### [DESCRIPTION OF THE TASK]
Please transcribe the data below exactly. Leave the pictures out.

### [SUPPLIED DATA]
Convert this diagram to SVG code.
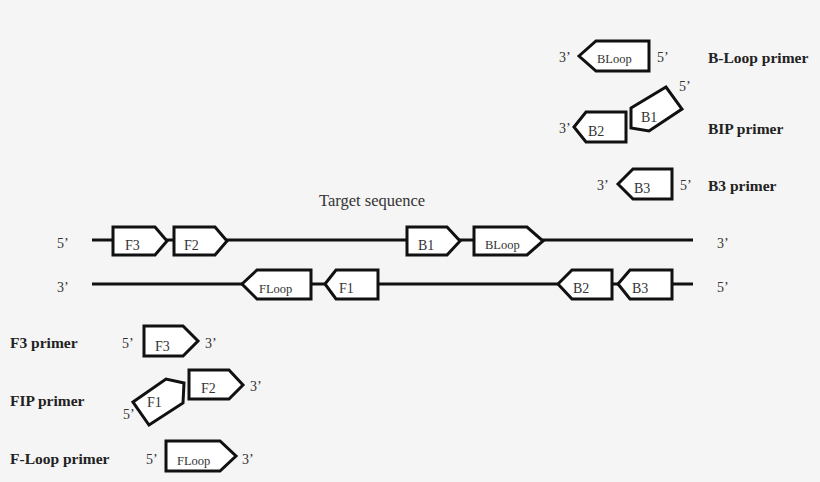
<svg xmlns="http://www.w3.org/2000/svg" width="820" height="482" viewBox="0 0 820 482">
<style>
.bx{fill:#ffffff;stroke:#111;stroke-width:3;stroke-linejoin:miter}
.strand{stroke:#111;stroke-width:3;fill:none}
.t{font-family:"Liberation Serif","Times New Roman",serif;fill:#333;font-size:14px}
.s{font-size:12.5px}
.e{font-family:"Liberation Serif","Times New Roman",serif;fill:#333;font-size:14px}
.lab{font-family:"Liberation Serif","Times New Roman",serif;fill:#222;font-size:15.5px;font-weight:bold}
</style>
<rect width="820" height="482" fill="#f5f5f5"/>
<g id="connectors">
<line class="strand" x1="92" y1="240" x2="693" y2="240"/>
<line class="strand" x1="92" y1="284" x2="693" y2="284"/>
</g>
<g id="target">
<text class="e" x="319" y="206" style="font-size:16.5px">Target sequence</text>
<text class="e" x="57" y="248">5’</text>
<text class="e" x="717" y="248">3’</text>
<text class="e" x="57" y="292">3’</text>
<text class="e" x="717" y="292">5’</text>
</g>
<g id="seq-F3"><path class="bx" d="M113,227H155L167,241L155,255H113Z"/><text class="t" x="125" y="250">F3</text></g>
<g id="seq-F2"><path class="bx" d="M174,227H215L227,241L215,255H174Z"/><text class="t" x="184" y="250">F2</text></g>
<g id="seq-B1"><path class="bx" d="M407,227H447L460,241L447,255H407Z"/><text class="t" x="418" y="250">B1</text></g>
<g id="seq-BLoop"><path class="bx" d="M474,227H527L543,241L527,255H474Z"/><text class="t s" x="485" y="249">BLoop</text></g>
<g id="seq-FLoop"><path class="bx" d="M242,284L257,270H311V299H257Z"/><text class="t s" x="259" y="293">FLoop</text></g>
<g id="seq-F1"><path class="bx" d="M325,284L336,270H378V299H336Z"/><text class="t" x="339" y="293">F1</text></g>
<g id="seq-B2"><path class="bx" d="M558,284L572,270H612V299H572Z"/><text class="t" x="573" y="293">B2</text></g>
<g id="seq-B3"><path class="bx" d="M618,284L630,270H672V299H630Z"/><text class="t" x="632" y="293">B3</text></g>

<g id="bloop-primer">
<path class="bx" d="M579,56L596,41H649V71H596Z"/>
<text class="t s" x="597" y="63">BLoop</text>
<text class="e" x="559" y="62">3’</text>
<text class="e" x="657" y="62">5’</text>
<text class="lab" x="708" y="63">B-Loop primer</text>
</g>
<g id="bip-primer">
<path class="bx" d="M574,127L586,112H626V142H586Z"/>
<text class="t" x="588" y="136">B2</text>
<path class="bx" d="M631,108L666,87L682,109L649,131L631,128Z"/>
<text class="t" x="641" y="122">B1</text>
<text class="e" x="559" y="133">3’</text>
<text class="e" x="679" y="91">5’</text>
<text class="lab" x="708" y="134">BIP primer</text>
</g>
<g id="b3-primer">
<path class="bx" d="M618,184L633,169H672V199H633Z"/>
<text class="t" x="634" y="193">B3</text>
<text class="e" x="597" y="190">3’</text>
<text class="e" x="680" y="190">5’</text>
<text class="lab" x="708" y="191">B3 primer</text>
</g>
<g id="f3-primer">
<path class="bx" d="M144,326H183L198,341L183,356H144Z"/>
<text class="t" x="155" y="351">F3</text>
<text class="e" x="122" y="348">5’</text>
<text class="e" x="205" y="348">3’</text>
<text class="lab" x="10" y="348">F3 primer</text>
</g>
<g id="fip-primer">
<path class="bx" d="M189,370H229L243,385L229,399H189Z"/>
<text class="t" x="201" y="393">F2</text>
<path class="bx" d="M133,402L166,379L184,383L183,403L149,425Z"/>
<text class="t" x="147" y="407">F1</text>
<text class="e" x="250" y="391">3’</text>
<text class="e" x="123" y="419">5’</text>
<text class="lab" x="10" y="406">FIP primer</text>
</g>
<g id="floop-primer">
<path class="bx" d="M166,441H220L236,456L220,471H166Z"/>
<text class="t s" x="177" y="465">FLoop</text>
<text class="e" x="146" y="464">5’</text>
<text class="e" x="242" y="464">3’</text>
<text class="lab" x="10" y="464">F-Loop primer</text>
</g>
</svg>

### [TASK RESPONSE]
Convert this diagram to SVG code.
<svg xmlns="http://www.w3.org/2000/svg" width="820" height="482" viewBox="0 0 820 482">
<style>
.bx{fill:#ffffff;stroke:#111;stroke-width:3;stroke-linejoin:miter}
.strand{stroke:#111;stroke-width:3;fill:none}
.t{font-family:"Liberation Serif","Times New Roman",serif;fill:#333;font-size:14px}
.s{font-size:12.5px}
.e{font-family:"Liberation Serif","Times New Roman",serif;fill:#333;font-size:14px}
.lab{font-family:"Liberation Serif","Times New Roman",serif;fill:#222;font-size:15.5px;font-weight:bold}
</style>
<rect width="820" height="482" fill="#f5f5f5"/>
<g id="connectors">
<line class="strand" x1="92" y1="240" x2="693" y2="240"/>
<line class="strand" x1="92" y1="284" x2="693" y2="284"/>
</g>
<g id="target">
<text class="e" x="319" y="206" style="font-size:16.5px">Target sequence</text>
<text class="e" x="57" y="248">5’</text>
<text class="e" x="717" y="248">3’</text>
<text class="e" x="57" y="292">3’</text>
<text class="e" x="717" y="292">5’</text>
</g>
<g id="seq-F3"><path class="bx" d="M113,227H155L167,241L155,255H113Z"/><text class="t" x="125" y="250">F3</text></g>
<g id="seq-F2"><path class="bx" d="M174,227H215L227,241L215,255H174Z"/><text class="t" x="184" y="250">F2</text></g>
<g id="seq-B1"><path class="bx" d="M407,227H447L460,241L447,255H407Z"/><text class="t" x="418" y="250">B1</text></g>
<g id="seq-BLoop"><path class="bx" d="M474,227H527L543,241L527,255H474Z"/><text class="t s" x="485" y="249">BLoop</text></g>
<g id="seq-FLoop"><path class="bx" d="M242,284L257,270H311V299H257Z"/><text class="t s" x="259" y="293">FLoop</text></g>
<g id="seq-F1"><path class="bx" d="M325,284L336,270H378V299H336Z"/><text class="t" x="339" y="293">F1</text></g>
<g id="seq-B2"><path class="bx" d="M558,284L572,270H612V299H572Z"/><text class="t" x="573" y="293">B2</text></g>
<g id="seq-B3"><path class="bx" d="M618,284L630,270H672V299H630Z"/><text class="t" x="632" y="293">B3</text></g>

<g id="bloop-primer">
<path class="bx" d="M579,56L596,41H649V71H596Z"/>
<text class="t s" x="597" y="63">BLoop</text>
<text class="e" x="559" y="62">3’</text>
<text class="e" x="657" y="62">5’</text>
<text class="lab" x="708" y="63">B-Loop primer</text>
</g>
<g id="bip-primer">
<path class="bx" d="M574,127L586,112H626V142H586Z"/>
<text class="t" x="588" y="136">B2</text>
<path class="bx" d="M631,108L666,87L682,109L649,131L631,128Z"/>
<text class="t" x="641" y="122">B1</text>
<text class="e" x="559" y="133">3’</text>
<text class="e" x="679" y="91">5’</text>
<text class="lab" x="708" y="134">BIP primer</text>
</g>
<g id="b3-primer">
<path class="bx" d="M618,184L633,169H672V199H633Z"/>
<text class="t" x="634" y="193">B3</text>
<text class="e" x="597" y="190">3’</text>
<text class="e" x="680" y="190">5’</text>
<text class="lab" x="708" y="191">B3 primer</text>
</g>
<g id="f3-primer">
<path class="bx" d="M144,326H183L198,341L183,356H144Z"/>
<text class="t" x="155" y="351">F3</text>
<text class="e" x="122" y="348">5’</text>
<text class="e" x="205" y="348">3’</text>
<text class="lab" x="10" y="348">F3 primer</text>
</g>
<g id="fip-primer">
<path class="bx" d="M189,370H229L243,385L229,399H189Z"/>
<text class="t" x="201" y="393">F2</text>
<path class="bx" d="M133,402L166,379L184,383L183,403L149,425Z"/>
<text class="t" x="147" y="407">F1</text>
<text class="e" x="250" y="391">3’</text>
<text class="e" x="123" y="419">5’</text>
<text class="lab" x="10" y="406">FIP primer</text>
</g>
<g id="floop-primer">
<path class="bx" d="M166,441H220L236,456L220,471H166Z"/>
<text class="t s" x="177" y="465">FLoop</text>
<text class="e" x="146" y="464">5’</text>
<text class="e" x="242" y="464">3’</text>
<text class="lab" x="10" y="464">F-Loop primer</text>
</g>
</svg>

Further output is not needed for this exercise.